New Delhi: To promoting healthier eating habits, the Food Safety and Standards Authority of India (FSSAI) has approved a proposal to display nutritional information regarding total sugar, salt, and saturated fat in bold letters and larger font sizes on labels of packaged food items. This decision was made during the 44th meeting of the Food Authority, chaired by Apurva Chandra.

The amendment to the Food Safety and Standards (Labelling and Display) Regulations, 2020, is designed to help consumers better understand the nutritional content of the foods they consume, thus enabling them to make healthier choices. The draft notification for this amendment will soon be made available to the public for feedback and suggestions.

Enhanced Nutritional Information

The new regulations will require that the percentage contribution to Recommended Dietary Allowances (RDAs) for total sugar, saturated fat, and sodium be displayed prominently on food labels. This change is part of Regulation 2 (v) and 5(3) of the FSS (Labelling and Display) Regulation, 2020, which already mandates the inclusion of serving size and nutritional information on food product labels.

Combatting Non-Communicable Diseases

This initiative is also part of a broader effort to combat the rising incidence of Non-Communicable Diseases (NCDs) and to promote public health and well-being. Clear and distinguishable labelling is seen as a critical tool in the global fight against NCDs, helping consumers to make informed dietary choices.

Preventing Misleading Claims

In addition to the new labelling requirements, the FSSAI has been proactive in issuing advisories to prevent false and misleading claims by Food Business Operators (FBOs).
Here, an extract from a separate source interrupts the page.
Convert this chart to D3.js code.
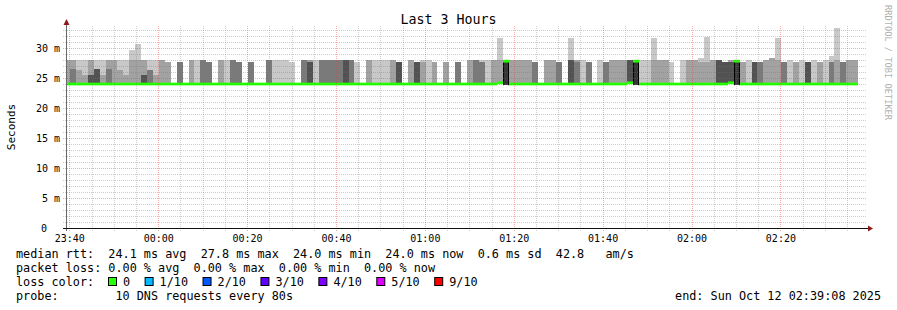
<!DOCTYPE html>
<html>
<head>
<meta charset="utf-8">
<script src="https://cdn.jsdelivr.net/npm/d3@7"></script>
<style>
  body { margin: 0; background: #fff; }
  svg { display: block; }
  text { font-family: "DejaVu Sans Mono", monospace; fill: #000; }
</style>
</head>
<body>
<div id="chart"></div>
<script>
// smokeping "Last 3 Hours" graph, one column per 80 s step
const title = "Last 3 Hours";
const firstColumn = new Date(2025, 9, 11, 23, 38, 50);
const stepSeconds = 80;
const viewStart = new Date(2025, 9, 11, 23, 39, 29);
const viewEnd = new Date(2025, 9, 12, 2, 39, 29);

// top of the smoke in each column (ms), 24 = no spread
const smokeTop = [
  28, 28, 28, 28, 28, 28, 28, 28, 28, 28, 28, 29.6, 30.6, 28, 28, 28, 28, 27.7,
  24, 27.7, 24, 28, 28, 28, 27.7, 24, 28, 28, 28, 27.7, 24, 27.7, 24, 24,
  28, 28, 28, 28, 27.7, 24, 28, 28, 28, 28, 28, 28, 28, 28, 28, 27.7, 24,
  28, 28, 28, 28, 28, 27.7, 24, 28, 27.7, 28, 28, 27.7, 24, 27.7, 24, 27.7, 24,
  28, 28, 28, 28, 28, 31.7, 27.8, 28, 28, 28, 28, 27.7, 24, 28, 28, 27.7, 24,
  31.7, 28, 28, 27.7, 24, 28, 27.7, 28, 28, 28, 28, 27.8, 28, 28, 31.7, 28, 28,
  27.7, 24, 28, 28, 28, 28.3, 31.8, 28, 28, 27.7, 28, 27.8, 27.7, 28, 27.7, 27.7,
  28, 28.3, 31.7, 27.7, 28, 27.7, 28, 27.7, 28, 27.7, 28, 28.6, 33.3, 27.7, 28, 28
];
const smokeShade =
  "MMLLMLLMMLLLLMLLMM" + "-D-MLDD-MLDD-D--" + "DLLLL-DMLDDDDEDL-" + "MLLLME-MELLM-M-D-" +
  "MDLLMLKMMMMD-MMD-" + "LMLD-LDMMMEKLLLMM" + "L-LMMLLMEEMKMLED" + "MMLDLMLELMLLLDMM";

// denser inner band of the smoke (ms), 0 = none
const coreTop = [
  0, 26.5, 26.3, 25.5, 25.5, 26.5, 25.5, 26.5, 0, 26.3, 25.5, 28, 28, 25.5, 26.3, 25.5, 0, 0,
  0, 0, 0, 0, 0, 0, 0, 0, 0, 0, 0, 0, 0, 0, 0, 0,
  0, 0, 0, 0, 0, 0, 0, 27.7, 0, 0, 0, 0, 0, 0, 0, 0, 0,
  0, 0, 0, 0, 0, 0, 0, 0, 0, 27.7, 0, 0, 0, 0, 0, 0, 0,
  0, 0, 27.7, 0, 0, 28, 0, 0, 0, 0, 0, 0, 0, 0, 0, 0, 0,
  28, 27.7, 0, 0, 0, 0, 0, 0, 0, 0, 0, 0, 0, 0, 28, 0, 0,
  0, 0, 0, 0, 0, 27.7, 27.7, 0, 0, 0, 27.7, 0, 0, 0, 0, 0,
  0, 0, 28, 0, 0, 0, 0, 0, 0, 0, 0, 27.7, 28, 0, 0, 0
];
const coreShade =
  "-DMMEEMD-MMMMEDM--" + "----------------" + "-------E---------" + "---------M-------" +
  "--D--M-----------" + "ED------------M--" + "-----MM---E-----" + "--M--------DM---";

// median rtt per column (ms)
const medianRtt = [
  24, 24, 24, 24, 24, 24, 24, 24, 24, 24, 24, 24, 24, 24, 24, 24, 24, 24,
  24, 24, 24, 24, 24, 24, 24, 24, 24, 24, 24, 24, 24, 24, 24, 24,
  24, 24, 24, 24, 24, 24, 24, 24, 24, 24, 24, 24, 24, 24, 24, 24, 24,
  24, 24, 24, 24, 24, 24, 24, 24, 24, 24, 24, 24, 24, 24, 24, 24, 24,
  24, 24, 24, 24, 24, 24.2, 27.8, 24, 24, 24, 24, 24, 24, 24, 24, 24, 24,
  24, 24, 24, 24, 24, 24, 24, 24, 24, 24, 24.2, 27.8, 24, 24, 24, 24, 24,
  24, 24, 24, 24, 24, 24, 24, 24, 24, 24, 24.2, 27.8, 24, 24, 24, 24,
  24, 24, 24, 24, 24, 24, 24, 24, 24, 24, 24, 24, 24, 24, 24, 24
];

const yLabels = [0, 5, 10, 15, 20, 25, 30];
const lossLabels = ["0", "1/10", "2/10", "3/10", "4/10", "5/10", "9/10"];
const lossColors = ["#26ff00", "#00b8ff", "#0059ff", "#5e00ff", "#7e00ff", "#dd00ff", "#ff0000"];
const statsLine = "median rtt:  24.1 ms avg  27.8 ms max  24.0 ms min  24.0 ms now  0.6 ms sd  42.8   am/s";
const lossLine = "packet loss: 0.00 % avg  0.00 % max  0.00 % min  0.00 % now";
const probeLine = "probe:        10 DNS requests every 80s";
const endLine = "end: Sun Oct 12 02:39:08 2025";

const shades = { L: "#c8c8c8", M: "#a2a2a2", D: "#7a7a7a", E: "#525252", K: "#363636" };

const W = 897, H = 310;
const plot = { left: 67, right: 867, top: 27, bottom: 228 };

const svg = d3.select("#chart").append("svg")
    .attr("width", W)
    .attr("height", H);

svg.append("rect").attr("width", W).attr("height", H).attr("fill", "#fff");

const x = d3.scaleTime().domain([viewStart, viewEnd]).range([plot.left, plot.right]);
const y = d3.scaleLinear().domain([0, 33.5]).range([plot.bottom, plot.top]);

svg.append("clipPath").attr("id", "plotclip")
  .append("rect")
    .attr("x", plot.left).attr("y", plot.top - 5)
    .attr("width", plot.right - plot.left).attr("height", plot.bottom - plot.top + 10);

const cols = smokeTop.map((top, i) => {
  const t0 = new Date(firstColumn.getTime() + i * stepSeconds * 1000);
  const t1 = new Date(t0.getTime() + stepSeconds * 1000);
  return {
    x0: Math.round(x(t0)), x1: Math.round(x(t1)),
    top: top, shade: smokeShade[i],
    core: coreTop[i], coreShade: coreShade[i],
    median: medianRtt[i]
  };
});

const g = svg.append("g").attr("clip-path", "url(#plotclip)");

// smoke
g.selectAll("rect.smoke")
  .data(cols.filter(d => d.shade !== "-"))
  .join("rect")
    .attr("class", "smoke")
    .attr("x", d => d.x0)
    .attr("width", d => d.x1 - d.x0)
    .attr("y", d => Math.round(y(d.top)))
    .attr("height", d => Math.round(y(d.shade === "K" ? 23.8 : 24)) - Math.round(y(d.top)))
    .attr("fill", d => shades[d.shade]);

g.selectAll("rect.core")
  .data(cols.filter(d => d.coreShade !== "-"))
  .join("rect")
    .attr("class", "core")
    .attr("x", d => d.x0)
    .attr("width", d => d.x1 - d.x0)
    .attr("y", d => Math.round(y(d.core)))
    .attr("height", d => Math.round(y(24)) - Math.round(y(d.core)))
    .attr("fill", d => shades[d.coreShade]);

// edges of the columns where the median jumped
const jumps = cols.filter(d => d.shade === "K");
g.selectAll("line.edge")
  .data(jumps.flatMap(d => [d.x0 + 0.5, d.x1 - 0.5].map(px => ({ px, top: d.top }))))
  .join("line")
    .attr("x1", d => d.px).attr("x2", d => d.px)
    .attr("y1", d => y(d.top)).attr("y2", y(23.8))
    .attr("stroke", "#000").attr("stroke-width", 1);

// grid
const minorX = d3.timeMinute.every(5).range(viewStart, viewEnd);
const majorX = d3.timeMinute.every(20).range(viewStart, viewEnd);
const minorY = d3.range(1, 34);
const majorY = d3.range(5, 34, 5);
const minorColor = "rgba(120,120,120,0.36)";
const majorColor = "rgba(235,60,60,0.42)";

const grid = svg.append("g");
grid.selectAll("line.vmin").data(minorX.filter(t => t.getMinutes() % 20 !== 0)).join("line")
    .attr("x1", d => Math.round(x(d)) + 0.5).attr("x2", d => Math.round(x(d)) + 0.5)
    .attr("y1", plot.top - 1).attr("y2", plot.bottom + 3)
    .attr("stroke", minorColor).attr("stroke-dasharray", "1,1");
grid.selectAll("line.hmin").data(minorY.filter(v => v % 5 !== 0)).join("line")
    .attr("x1", plot.left - 4).attr("x2", plot.right)
    .attr("y1", d => Math.round(y(d)) + 0.5).attr("y2", d => Math.round(y(d)) + 0.5)
    .attr("stroke", minorColor).attr("stroke-dasharray", "1,1");
grid.selectAll("line.vmaj").data(majorX).join("line")
    .attr("x1", d => Math.round(x(d)) + 0.5).attr("x2", d => Math.round(x(d)) + 0.5)
    .attr("y1", plot.top - 1).attr("y2", plot.bottom + 3)
    .attr("stroke", majorColor).attr("stroke-dasharray", "1,1");
grid.selectAll("line.hmaj").data(majorY).join("line")
    .attr("x1", plot.left - 4).attr("x2", plot.right)
    .attr("y1", d => Math.round(y(d)) + 0.5).attr("y2", d => Math.round(y(d)) + 0.5)
    .attr("stroke", majorColor).attr("stroke-dasharray", "1,1");

// median line (colour = loss 0)
g.selectAll("line.median")
  .data(cols)
  .join("line")
    .attr("class", "median")
    .attr("x1", d => d.x0).attr("x2", d => d.x1)
    .attr("y1", d => y(d.median)).attr("y2", d => y(d.median))
    .attr("stroke", lossColors[0]).attr("stroke-width", 2.7);

// axes
svg.append("line")
    .attr("x1", plot.left - 0.5).attr("x2", plot.left - 0.5)
    .attr("y1", plot.bottom + 3).attr("y2", plot.top - 4)
    .attr("stroke", "#6a6a6a").attr("stroke-width", 1);
svg.append("line")
    .attr("x1", plot.left - 4).attr("x2", plot.right + 2)
    .attr("y1", plot.bottom + 0.5).attr("y2", plot.bottom + 0.5)
    .attr("stroke", "#111").attr("stroke-width", 1);
svg.append("path")
    .attr("d", `M${plot.left - 3.5},${plot.top - 2} L${plot.left + 2.5},${plot.top - 2} L${plot.left - 0.5},${plot.top - 8} Z`)
    .attr("fill", "#8b1a1a");
svg.append("path")
    .attr("d", `M${plot.right + 1},${plot.bottom - 2.5} L${plot.right + 1},${plot.bottom + 3.5} L${plot.right + 6},${plot.bottom + 0.5} Z`)
    .attr("fill", "#8b1a1a");

// tick labels
svg.selectAll("text.ylab").data(yLabels).join("text")
    .attr("x", d => d === 0 ? 47 : 60)
    .attr("y", d => y(d) + 3.5)
    .attr("text-anchor", "end")
    .style("font-size", "10px")
    .text(d => d === 0 ? "0" : d + " m");

const fmt = d3.timeFormat("%H:%M");
svg.selectAll("text.xlab").data(majorX).join("text")
    .attr("x", d => x(d) + 0.5)
    .attr("y", 242)
    .attr("text-anchor", "middle")
    .style("font-size", "10px")
    .text(d => fmt(d));

// titles
svg.append("text")
    .attr("x", W / 2).attr("y", 23.5)
    .attr("text-anchor", "middle")
    .style("font-size", "13.3px")
    .text(title);

svg.append("text")
    .attr("transform", "translate(15,127) rotate(-90)")
    .attr("text-anchor", "middle")
    .style("font-size", "11px")
    .text("Seconds");

svg.append("text")
    .attr("transform", "translate(884.5,5) rotate(90)")
    .style("font-size", "8.7px")
    .style("fill", "#b0b0b0")
    .text("RRDTOOL / TOBI OETIKER");

// legend
const legendFont = "11.8px";
const rows = [statsLine, lossLine, "loss color:", probeLine];
svg.selectAll("text.leg").data(rows).join("text")
    .attr("x", 16)
    .attr("y", (d, i) => 258 + i * 14)
    .style("font-size", legendFont)
    .style("white-space", "pre")
    .text(d => d);

let bx = 108.5;
lossLabels.forEach((lab, i) => {
  svg.append("rect")
      .attr("x", bx).attr("y", 277.5)
      .attr("width", 8).attr("height", 8)
      .attr("fill", lossColors[i]).attr("stroke", "#000").attr("stroke-width", 1);
  const t = svg.append("text")
      .attr("x", bx + 14.5).attr("y", 286)
      .style("font-size", legendFont)
      .text(lab);
  bx = bx + 14.5 + t.node().getComputedTextLength() + 15;
});

svg.append("text")
    .attr("x", 881).attr("y", 300)
    .attr("text-anchor", "end")
    .style("font-size", legendFont)
    .text(endLine);
</script>
</body>
</html>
Recent directives include:

  • Removal of the term ‘Health Drink’ from e-commerce websites, as it is not defined under the FSS Act 2006 or its regulations.
  • Mandating the removal of ‘100% fruit juices’ claims from labels and advertisements of reconstituted fruit juices.
  • Guidelines on the use of terms like wheat flour/refined wheat flour.
  • Restrictions on the advertisement and marketing of ORS (Oral Rehydration Solutions) with additional prefixes or suffixes.
  • Nutrient function claims for multi-source edible vegetable oils.

Collaborative Effort

The meeting was attended by senior officials from various ministries including Health and Family Welfare, Commerce, Consumer Affairs, Food and Public Distribution, Law and Justice, and Micro, Small and Medium Enterprises. Additionally, representatives from industry associations, consumer organizations, research institutes, and farmers’ organizations participated in the discussions.